El hecho es que toda esa especulación abstrusa, a veces inentendible pero imprescindible, nos explica por qué se choca con la rotundidad de los hechos y no se los asume.
Cuba es el paradigma de la contradicción. Fue el sueño revolucionario en su mayor expresión. Era un pensamiento casi místico. “La revolución… la revolución…”. Se suponía socialista, pero libertadora; luego se definió comunista, nunca llegó a la dictadura del proletariado y se quedó en una estructura totalitaria comandada por su nomenklatura hermética e indiscutida. Detrás de ese mito se armaron guerrillas redentoras, armadas para llevarnos a ese mundo paradisíaco. Luego vinieron las reacciones militares, y la dialéctica entonces fue bien otra.
Aquel mundo ilusionado trajo sufrimientos, sangre, horrores. A algunos nos duró poco el sueño. Otros sucumbieron al mito y, aun inconscientemente, lo tienen asumido como fe. Solo así se explica que no se advierta la ruina de una Cuba donde no hay ni energía para los hogares. Es el testimonio, ya incuestionable, del error de la doctrina colectivista del marxismo.
Esa misma fuerza mitológica impide a los devotos festejar el Premio Nobel de una luchadora de la libertad como María Corina Machado. Se esconden, dan vueltas, expresan dudas… ¿Cómo alguien puede ignorar la grosería totalitaria de Maduro? Allí no hay pudor, ni siquiera una cosmética.

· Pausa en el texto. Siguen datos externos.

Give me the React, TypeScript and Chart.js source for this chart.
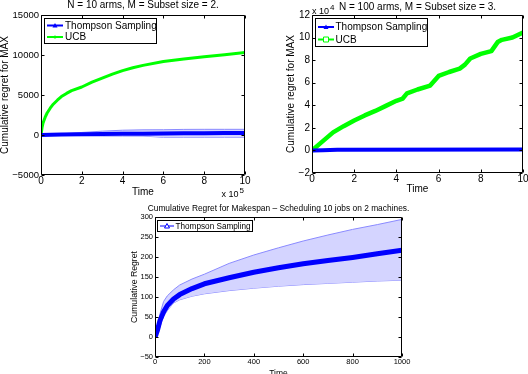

Más inexplicable aún, no asumen la causa ucraniana, nadan en una corriente confusa, porque en el fondo el “demiurgo” ruso les trae a su memoria los anteriores, los constructores de la mitología, los de los tiempos “cósmicos” de la felicidad estalinista.

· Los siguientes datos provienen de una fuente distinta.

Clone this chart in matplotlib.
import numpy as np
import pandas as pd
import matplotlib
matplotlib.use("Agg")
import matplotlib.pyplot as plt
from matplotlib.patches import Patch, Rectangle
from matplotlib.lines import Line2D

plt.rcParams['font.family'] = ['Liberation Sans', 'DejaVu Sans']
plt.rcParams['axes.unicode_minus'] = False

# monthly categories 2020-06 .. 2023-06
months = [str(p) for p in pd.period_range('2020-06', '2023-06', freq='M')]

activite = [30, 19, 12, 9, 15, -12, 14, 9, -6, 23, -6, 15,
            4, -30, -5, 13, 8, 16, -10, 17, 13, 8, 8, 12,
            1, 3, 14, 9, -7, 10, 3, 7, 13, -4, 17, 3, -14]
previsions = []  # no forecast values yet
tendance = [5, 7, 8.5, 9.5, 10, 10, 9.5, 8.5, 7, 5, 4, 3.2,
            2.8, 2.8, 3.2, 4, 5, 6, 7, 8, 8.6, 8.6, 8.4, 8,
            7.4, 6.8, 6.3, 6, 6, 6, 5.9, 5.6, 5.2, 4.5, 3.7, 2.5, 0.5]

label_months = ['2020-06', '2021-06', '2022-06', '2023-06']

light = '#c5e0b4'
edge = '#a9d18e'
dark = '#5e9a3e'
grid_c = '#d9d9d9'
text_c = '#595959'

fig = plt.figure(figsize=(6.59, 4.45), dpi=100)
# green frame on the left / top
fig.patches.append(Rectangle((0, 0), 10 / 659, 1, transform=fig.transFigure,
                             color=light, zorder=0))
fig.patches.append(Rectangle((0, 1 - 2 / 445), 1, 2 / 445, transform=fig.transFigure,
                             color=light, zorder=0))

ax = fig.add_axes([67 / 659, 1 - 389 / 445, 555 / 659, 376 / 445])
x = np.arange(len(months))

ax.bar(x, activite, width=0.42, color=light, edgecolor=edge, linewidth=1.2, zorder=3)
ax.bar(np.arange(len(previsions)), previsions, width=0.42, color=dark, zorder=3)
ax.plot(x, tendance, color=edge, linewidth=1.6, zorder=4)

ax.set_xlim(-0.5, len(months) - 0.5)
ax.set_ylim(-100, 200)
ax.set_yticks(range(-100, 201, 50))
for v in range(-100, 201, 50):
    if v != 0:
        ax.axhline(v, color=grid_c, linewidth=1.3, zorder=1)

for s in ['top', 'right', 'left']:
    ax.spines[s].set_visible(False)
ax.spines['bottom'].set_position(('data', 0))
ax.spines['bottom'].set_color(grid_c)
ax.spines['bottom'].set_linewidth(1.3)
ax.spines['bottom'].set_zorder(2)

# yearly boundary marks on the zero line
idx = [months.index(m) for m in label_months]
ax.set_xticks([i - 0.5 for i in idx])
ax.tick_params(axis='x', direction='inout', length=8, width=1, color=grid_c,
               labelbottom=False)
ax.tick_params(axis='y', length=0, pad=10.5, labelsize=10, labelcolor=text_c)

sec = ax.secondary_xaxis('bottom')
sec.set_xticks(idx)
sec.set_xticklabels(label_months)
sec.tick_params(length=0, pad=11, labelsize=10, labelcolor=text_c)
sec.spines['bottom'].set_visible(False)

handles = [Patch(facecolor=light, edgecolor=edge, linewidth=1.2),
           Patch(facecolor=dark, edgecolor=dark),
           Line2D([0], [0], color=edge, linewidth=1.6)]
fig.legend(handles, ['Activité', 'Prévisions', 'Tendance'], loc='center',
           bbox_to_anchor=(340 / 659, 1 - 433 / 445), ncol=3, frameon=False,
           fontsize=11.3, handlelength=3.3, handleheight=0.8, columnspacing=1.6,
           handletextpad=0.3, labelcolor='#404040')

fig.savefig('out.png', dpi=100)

Ni hablar de cómo miraron extrañados el ataque de Hamás a Israel, que los llevó a alguna declaración de compromiso, hasta que la legítima defensa del agredido casi inmediatamente les trajo de nuevo la resurrección mitológica. La fuerza “del mal” había reaparecido: el demonio norteamericano apoyando a un Israel paradigma de este tiempo histórico que debe desaparecer. No bien la espada del agredido se blandeó, saltó la acusación: genocidio. Cuando se anunciaba la paz, no marchaban celebrándola sino condenando al agredido. Las banderas LGTB se confundían con las palestinas, en el colmo ya grotesco de la contradicción. La paz firmada en el hermoso Sharm el-Sheij (que conocí cuando me entrevisté con Mubarak) es un episodio de un enorme valor real y simbólico. Cesa el fuego: es lo real. Lo simbólico es que todo el mundo árabe se suma al acuerdo, por expreso o en silencio, pero agradeciéndolo. Lo que se venía gestando en el llamado Acuerdo de Abraham da ahora otro paso más.
En todo este episodio, el mundo de la llamada “izquierda” no está cómodo. No cree en el valor de la libertad. Confunde personas con valores.

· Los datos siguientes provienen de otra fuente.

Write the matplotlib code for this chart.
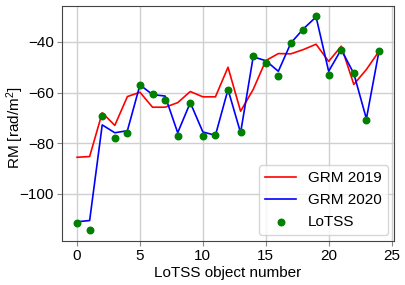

El mito le impide entender que aun Trump es capaz de representar el bien, aunque sea en un acto aislado. Que EE. UU. puede, una vez más, como en el heroico desembarco de Normandía, alumbrarnos de esperanza.
Todas las revoluciones han costado dolores y sangre. Los provocó la Revolución Francesa, pero terminó con los absolutismos y nos dejó las repúblicas. La marxista ha cobrado un tributo infinitamente mayor y solo ha dejado oscuridad, pérdida de libertad, atraso. De doctrina ha pasado a simple mito. Y éste sigue operando en la conciencia de mucha gente, que ni siquiera se da cuenta y apoya a grupos terroristas que el mismísimo Marx repudiaría. Si lo hubieran leído, entenderían lo que digo. François Furet, el gran historiador de la Revolución Francesa, escribió también El pasado de una ilusión, una historia de la idea marxista en Europa, donde se ha entendido algo más que en esta América Latina, aún a la espera de un historiador que cuente la tragedia que significó.
Cómo les cuesta a tantos “compañeros” frentistas reconocer que Cuba es un fracaso, Maduro un dictador, Israel una democracia y Hamás una organización terrorista… ¡Cómo les cuesta! Nosotros, los de Jerusalén, Atenas y Roma, celebramos con alegría. Siempre supimos dónde estábamos y hoy, como en 1948, festejamos, y como en 1967, 1973, 1983 y 1993, nos abrazamos al sueño de la paz definitiva.